Shudak certainly has the trust of his teammates and coaches, and he’s also 23 years old. He’s had time to grow and mature, and to watch how Duncan and Recinos handled pressure.
Shudak was asked at Iowa’s media day if being 23 works to his advantage.
“Yeah, I think so, and also being around great people and seeing how they reacted and what worked for them and what their process was like,” Shudak said. “That experience definitely helped me grow mentally and prepare me for the pressure moments.”
Kylie Feuerbach, women’s basketball
She made the potentially awkward move by transferring from Iowa State to Iowa despite having played a key role for the Cyclones as a freshman last season.
A native of Sycamore, Ill., Feuerbach announced in late April that she planned to transfer to Iowa, and she wouldn’t have made the delicate switch without believing there is an opportunity to excel as a Hawkeye.
Iowa already has a crowded backcourt with star point guard Caitlin Clark, and with shooting guards Kate Martin and Gabbie Marshall having key roles.
But Feuerbach and Martin are both 6-foot and pretty versatile, so they could play together.
Feuerbach took on a bunch of pressure by switching from Iowa State to Iowa.
But with that switch comes an opportunity to play alongside a rising star in Clark, and in a system under Lisa Bluder that pushes the pace on offense.
As a freshman, Feuerbach started 24 of the Cyclones’ 28 games during the 2020-21 season, including the Cyclones’ NCAA First and Second Round tournament games against Michigan State and Texas A&M. The freshman guard averaged 5.5 points and 3.1 rebounds per game, while shooting 36 percent from the field on the season.
“There’s a lot of things that went into it,” Feuerbach said of her decision to transfer. “Like the location and the coaching is great. They really welcomed me. The players also welcomed me as well.
“I also like the winning, the competitiveness on this team. Obviously, it’s the summer and it’s extremely competitive everywhere no matter what we’re doing.”
Joe Toussaint, men’s basketball
After playing as the backup point guard the last two seasons, Joe Toussaint is now gets to run the show.
Jordan Bohannon, one of the most statistically accomplished point guards in program history, has agreed to move to shooting guard in his sixth season so Toussaint can start at point guard.
Fran McCaffery allowed for the switch to happen, so the stage is set for the lightning quick Toussaint, who is from the Bronx, New York, to seize the opportunity.
He’s been working hard this summer to improve his perimeter shot, and is already a solid on-ball defender who can get to the basket.

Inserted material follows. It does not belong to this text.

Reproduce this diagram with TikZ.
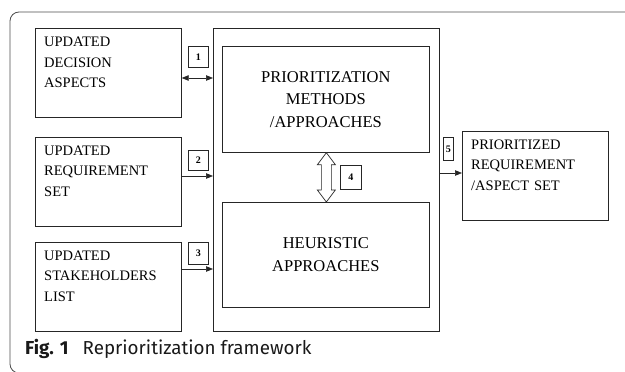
\documentclass[tikz,border=0pt]{standalone}
\usepackage{fontspec}
\setmainfont{Liberation Serif}
\newfontfamily\capfont{Fira Sans}
\usetikzlibrary{arrows.meta,calc}
\begin{document}
\begin{tikzpicture}[x=1pt,y=-1pt,
 box/.style={draw=black!85, line width=0.7pt, inner sep=0pt, anchor=north west},
 lbl/.style={box, font=\rmfamily\fontsize{10}{12}\selectfont\bfseries},
 txt/.style={inner sep=0pt, anchor=north west, text width=145pt, align=left, font=\rmfamily\fontsize{14.5}{20.5}\selectfont},
 ctxt/.style={box, align=center, font=\rmfamily\fontsize{16.5}{22.5}\selectfont},
 arr/.style={-{Triangle[length=7pt,width=5.5pt]}, line width=0.7pt, draw=black!85},
 frame/.style={draw=black!70, line width=0.8pt, rounded corners=9pt},
]
\useasboundingbox (0,0) rectangle (625,372);
\clip (0,0) rectangle (625,372);
\coordinate (fa) at (640,12);
\coordinate (fb) at (10,12);
\coordinate (fc) at (10,373);
\coordinate (fd) at (640,373);
\draw[frame] (fa) -- (fb) -- (fc) -- (fd);

% left boxes
\node[box, minimum width=146, minimum height=89] (b1) at (35,28) {};
\node[box, minimum width=146, minimum height=89] (b2) at (35,137) {};
\node[box, minimum width=146, minimum height=89] (b3) at (35,242) {};
\node[txt] (t1) at ([xshift=9pt,yshift=-6.5pt]b1.north west) {\rule{0pt}{12pt}UPDATED\\DECISION\\ASPECTS};
\node[txt] (t2) at ([xshift=9pt,yshift=-6pt]b2.north west) {\rule{0pt}{12pt}UPDATED\\REQUIREMENT\\SET};
\node[txt] (t3) at ([xshift=9pt,yshift=-6pt]b3.north west) {\rule{0pt}{12pt}UPDATED\\STAKEHOLDERS\\LIST};

% big box
\node[box, minimum width=226, minimum height=303] (big) at (213,28) {};
\node[ctxt, minimum width=207, minimum height=106] (ptop) at (222,46) {PRIORITIZATION\\METHODS\\/APPROACHES};
\node[ctxt, minimum width=207, minimum height=105] (pbot) at (222,202) {HEURISTIC\\APPROACHES};

% output box
\node[box, minimum width=146, minimum height=89] (out) at (462,131) {};
\node[txt] (t5) at ([xshift=9pt,yshift=-6pt]out.north west) {\rule{0pt}{12pt}PRIORITIZED\\REQUIREMENT\\/ASPECT SET};

% number labels
\node[lbl, minimum width=20, minimum height=21] (l1) at (188,46) {1};
\node[lbl, minimum width=20, minimum height=20] (l2) at (188,150) {2};
\node[lbl, minimum width=20, minimum height=22] (l3) at (188,242) {3};
\node[lbl, minimum width=21, minimum height=24] (l4) at (340,165) {4};
\node[lbl, minimum width=10, minimum height=23] (l5) at (443,137) {5};

% connectors
\draw[arr, {Triangle[length=7pt,width=5.5pt]}-{Triangle[length=7pt,width=5.5pt]}] (b1.east |- 0,78) -- (big.west |- 0,78);
\draw[arr] (b2.east |- 0,176) -- (big.west |- 0,176);
\draw[arr] (b3.east |- 0,269) -- (big.west |- 0,269);
\draw[arr] (big.east |- 0,173) -- (out.west |- 0,173);

% hollow double arrow
\coordinate (h1) at ($(ptop.south)+(0.5,0)$);
\coordinate (h2) at ($(pbot.north)+(0.5,0)$);
\draw[draw=black!85, line width=0.7pt, fill=white]
  (h1) -- ++(9,12) -- ++(-4,0) -- ($(h2)+(5,-12)$) -- ++(4,0) -- (h2)
  -- ++(-9,-12) -- ++(4,0) -- ($(h1)+(-5,12)$) -- ++(-4,0) -- cycle;

% caption
\node[anchor=base west, inner sep=0pt, text=black!90, font=\capfont\fontsize{18.8}{20}\selectfont] (cap) at (25,354) {\textbf{Fig. 1}\hspace{14pt}Reprioritization framework};
\end{tikzpicture}
\end{document}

“I’ve been working on my jump shot a lot,” said Toussaint, who only attempted 11 shots from 3-point range this past season, making three. “My form, getting the reps up and doing the same thing every single time because I know I can shoot it. I have confidence to shoot the ball, and I know when I make shots it just makes me very difficult to guard. If you play up on me, I can just go around you. So I’m working on my shot a lot.”
A point guard has numerous responsibilities on both ends of the court, and also has to be a leader.
With that role comes pressure, but also an opportunity that Joe Toussaint feels privileged to have.
“Coach is showing that he actually trusts me with the team and with the ball in my hands, and that’s all I needed, to be honest,” Toussaint said. “That’s all I needed. Somebody just saying I trust you with the ball. I trust you with my team. Now go play your game.”